Conozco demasiadas personas que tiene un enemigo demasiado
peligroso: su propio perfeccionismo. A veces parece que nuestros ojos detectan
demasiado bien nuestras deficiencias o supuestas deficiencias. No es sólo que
de un bonito traje nos fijemos en la mancha o de un escrito nos fijemos en el
borrón, es que a partir de la visión de esa mancha, un día leí cómo una persona
obsesionada por su calvicie, al entrar en cualquier lugar, sólo veía personas
con cabello. Esa era su carencia y esa era su forma de ver el mundo. Esto me lo
he encontrado continuamente en mi vida personal y profesional, personas que
sólo se fijan en sus kilos demás o en los de los demás, la mujer con poco o
demasiado pecho que vive obsesionada por eso y cree que la única solución para
ser feliz es la cirugía estética. La persona que no tiene una carrera
universitaria, que puede ser más inteligente que cualquiera, pero que se siente
menos por no tener esos estudios. La obsesión por esa vez que no nos dimos
cuenta, que erramos.
No se trata de dejar ver las cosas que no nos gustan o
nuestros errores, ni tanto ni tan calvo.

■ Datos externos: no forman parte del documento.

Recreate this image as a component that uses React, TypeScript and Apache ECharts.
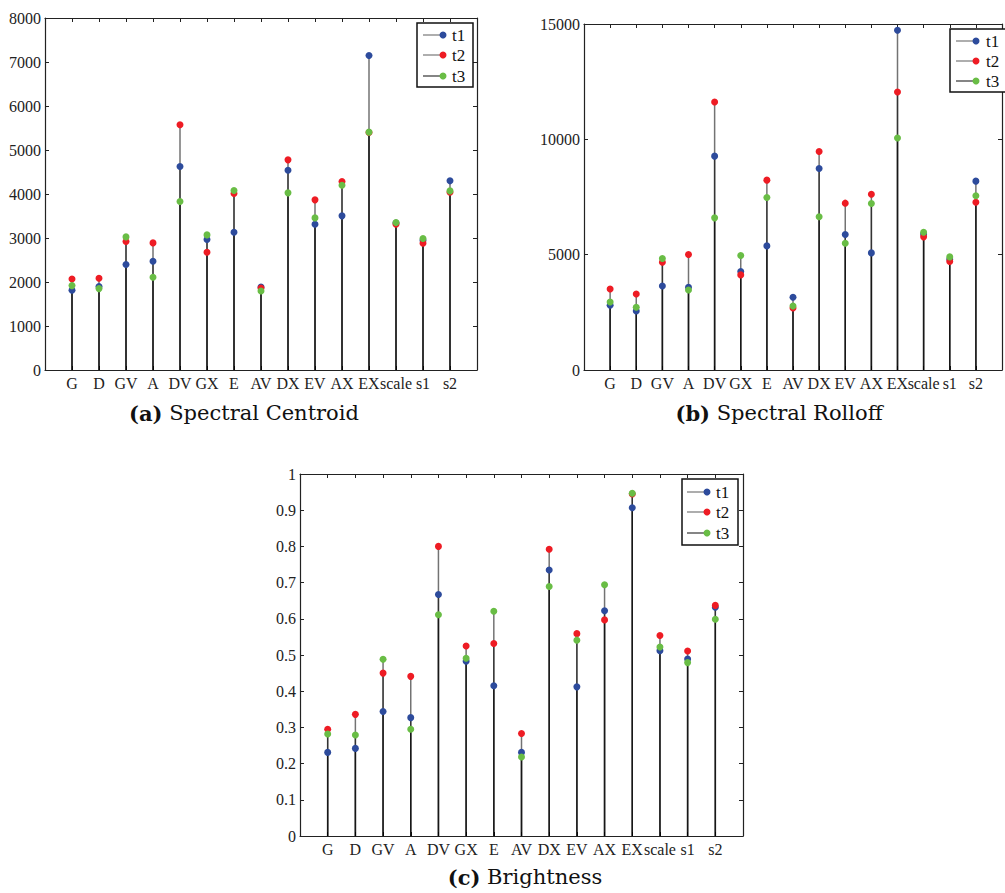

Se trata de no caer en aquello de que
un árbol nos impida ver el bosque. Necesitamos asumir nuestros errores y
nuestros maravillosos defectos, darles la importancia que tiene pero ni un
gramo más de la transcendencia que conlleva. Cuando algo en nuestra vida no es
como queremos no sirve de nada centrar nuestra vida en eso. Si hay solución no
es necesario preocuparnos sino trabajar por ella. Y si no hay solución, no
sirve de nada centrarnos y preocuparnos por ello.
Y es que la perfección no existe… aunque nos lo hagan creer.